§ Given problem: Transcribe all of the material exactly, except for its pictures.

§ Data extract:
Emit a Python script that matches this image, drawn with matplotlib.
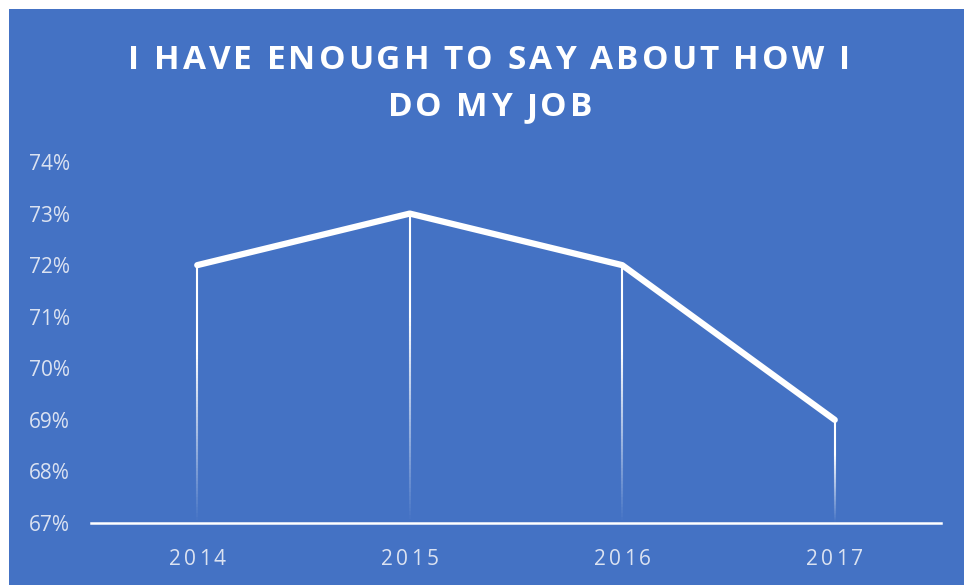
import matplotlib
matplotlib.use("Agg")
import matplotlib.pyplot as plt
import numpy as np
from matplotlib import font_manager
from matplotlib.collections import LineCollection
from matplotlib.font_manager import FontProperties
from matplotlib.ft2font import FT2Font
from matplotlib.patches import Rectangle

YEARS = ["2014", "2015", "2016", "2017"]
AGREE_PCT = [72, 73, 72, 69]
Y_TICKS = [67, 68, 69, 70, 71, 72, 73, 74]
TITLE_LINES = ["I HAVE ENOUGH TO SAY ABOUT HOW I", "DO MY JOB"]

BLUE = "#4472c4"
LABEL = "#dbe2f1"

W, H, DPI = 964, 585, 100


def advances(text, prop):
    font = FT2Font(font_manager.findfont(prop))
    font.set_size(prop.get_size_in_points(), DPI)
    return [font.load_char(ord(ch)).linearHoriAdvance / 65536 for ch in text]


def spaced_text(fig, text, cx, baseline, spacing, prop, color):
    # letter-spaced text centred on cx; cx / baseline in pixels from top-left
    adv = advances(text, prop)
    total = sum(adv) + spacing * (len(text) - 1)
    pen = cx - total / 2
    for ch, a in zip(text, adv):
        if ch != " ":
            fig.text(pen / W, 1 - baseline / H, ch, ha="left",
                     va="baseline", fontproperties=prop, color=color)
        pen += a + spacing


fig = plt.figure(figsize=(W / DPI, H / DPI), dpi=DPI, facecolor="white")
fig.patches.append(Rectangle((9 / W, 0), 1 - 9 / W, 1 - 9 / H,
                             transform=fig.transFigure, facecolor=BLUE,
                             edgecolor="none", zorder=-1))

ax = fig.add_axes([91 / W, 62 / H, 850 / W, 361 / H])
ax.set_facecolor("none")
x = np.arange(len(YEARS))
ax.set_xlim(-0.5, len(YEARS) - 0.5)
ax.set_ylim(Y_TICKS[0], Y_TICKS[-1])

# drop lines fading out towards the axis
n = 80
for xi, yi in zip(x, AGREE_PCT):
    ys = np.linspace(yi, Y_TICKS[0], n + 1)
    segs = [[(xi, ys[k]), (xi, ys[k + 1])] for k in range(n)]
    t = np.linspace(0, 1, n)
    colors = np.ones((n, 4))
    colors[:, 3] = np.clip((1 - t) * 1.5, 0, 1)
    ax.add_collection(LineCollection(segs, colors=colors, linewidths=1.5,
                                     capstyle="butt", zorder=2))

ax.plot(x, AGREE_PCT, color="white", lw=4.5, solid_joinstyle="round",
        solid_capstyle="round", zorder=3)

for side in ("top", "right", "left"):
    ax.spines[side].set_visible(False)
ax.spines["bottom"].set_color("white")
ax.spines["bottom"].set_linewidth(1.8)
ax.spines["bottom"].set_zorder(4)

tick_font = FontProperties(family="Open Sans", size=15)
ax.set_yticks(Y_TICKS, [f"{v}%" for v in Y_TICKS])
for lbl in ax.get_yticklabels():
    lbl.set_fontproperties(tick_font)
    lbl.set_color(LABEL)
ax.tick_params(axis="y", length=0, pad=15)
ax.set_xticks([])

for xi, year in zip(x, YEARS):
    px = ax.transData.transform((xi, Y_TICKS[0]))[0]
    spaced_text(fig, year, px, 565, 3, tick_font, LABEL)

title_font = FontProperties(family="Open Sans", weight="bold", size=24)
spaced_text(fig, TITLE_LINES[0], 489, 69, 3, title_font, "white")
spaced_text(fig, TITLE_LINES[1], 490, 116, 3, title_font, "white")

fig.savefig("out.png", dpi=DPI, facecolor="white")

§ The answer:
Emit a Python script that matches this image, drawn with matplotlib.
import matplotlib
matplotlib.use("Agg")
import matplotlib.pyplot as plt
import numpy as np
from matplotlib import font_manager
from matplotlib.collections import LineCollection
from matplotlib.font_manager import FontProperties
from matplotlib.ft2font import FT2Font
from matplotlib.patches import Rectangle

YEARS = ["2014", "2015", "2016", "2017"]
AGREE_PCT = [72, 73, 72, 69]
Y_TICKS = [67, 68, 69, 70, 71, 72, 73, 74]
TITLE_LINES = ["I HAVE ENOUGH TO SAY ABOUT HOW I", "DO MY JOB"]

BLUE = "#4472c4"
LABEL = "#dbe2f1"

W, H, DPI = 964, 585, 100


def advances(text, prop):
    font = FT2Font(font_manager.findfont(prop))
    font.set_size(prop.get_size_in_points(), DPI)
    return [font.load_char(ord(ch)).linearHoriAdvance / 65536 for ch in text]


def spaced_text(fig, text, cx, baseline, spacing, prop, color):
    # letter-spaced text centred on cx; cx / baseline in pixels from top-left
    adv = advances(text, prop)
    total = sum(adv) + spacing * (len(text) - 1)
    pen = cx - total / 2
    for ch, a in zip(text, adv):
        if ch != " ":
            fig.text(pen / W, 1 - baseline / H, ch, ha="left",
                     va="baseline", fontproperties=prop, color=color)
        pen += a + spacing


fig = plt.figure(figsize=(W / DPI, H / DPI), dpi=DPI, facecolor="white")
fig.patches.append(Rectangle((9 / W, 0), 1 - 9 / W, 1 - 9 / H,
                             transform=fig.transFigure, facecolor=BLUE,
                             edgecolor="none", zorder=-1))

ax = fig.add_axes([91 / W, 62 / H, 850 / W, 361 / H])
ax.set_facecolor("none")
x = np.arange(len(YEARS))
ax.set_xlim(-0.5, len(YEARS) - 0.5)
ax.set_ylim(Y_TICKS[0], Y_TICKS[-1])

# drop lines fading out towards the axis
n = 80
for xi, yi in zip(x, AGREE_PCT):
    ys = np.linspace(yi, Y_TICKS[0], n + 1)
    segs = [[(xi, ys[k]), (xi, ys[k + 1])] for k in range(n)]
    t = np.linspace(0, 1, n)
    colors = np.ones((n, 4))
    colors[:, 3] = np.clip((1 - t) * 1.5, 0, 1)
    ax.add_collection(LineCollection(segs, colors=colors, linewidths=1.5,
                                     capstyle="butt", zorder=2))

ax.plot(x, AGREE_PCT, color="white", lw=4.5, solid_joinstyle="round",
        solid_capstyle="round", zorder=3)

for side in ("top", "right", "left"):
    ax.spines[side].set_visible(False)
ax.spines["bottom"].set_color("white")
ax.spines["bottom"].set_linewidth(1.8)
ax.spines["bottom"].set_zorder(4)

tick_font = FontProperties(family="Open Sans", size=15)
ax.set_yticks(Y_TICKS, [f"{v}%" for v in Y_TICKS])
for lbl in ax.get_yticklabels():
    lbl.set_fontproperties(tick_font)
    lbl.set_color(LABEL)
ax.tick_params(axis="y", length=0, pad=15)
ax.set_xticks([])

for xi, year in zip(x, YEARS):
    px = ax.transData.transform((xi, Y_TICKS[0]))[0]
    spaced_text(fig, year, px, 565, 3, tick_font, LABEL)

title_font = FontProperties(family="Open Sans", weight="bold", size=24)
spaced_text(fig, TITLE_LINES[0], 489, 69, 3, title_font, "white")
spaced_text(fig, TITLE_LINES[1], 490, 116, 3, title_font, "white")

fig.savefig("out.png", dpi=DPI, facecolor="white")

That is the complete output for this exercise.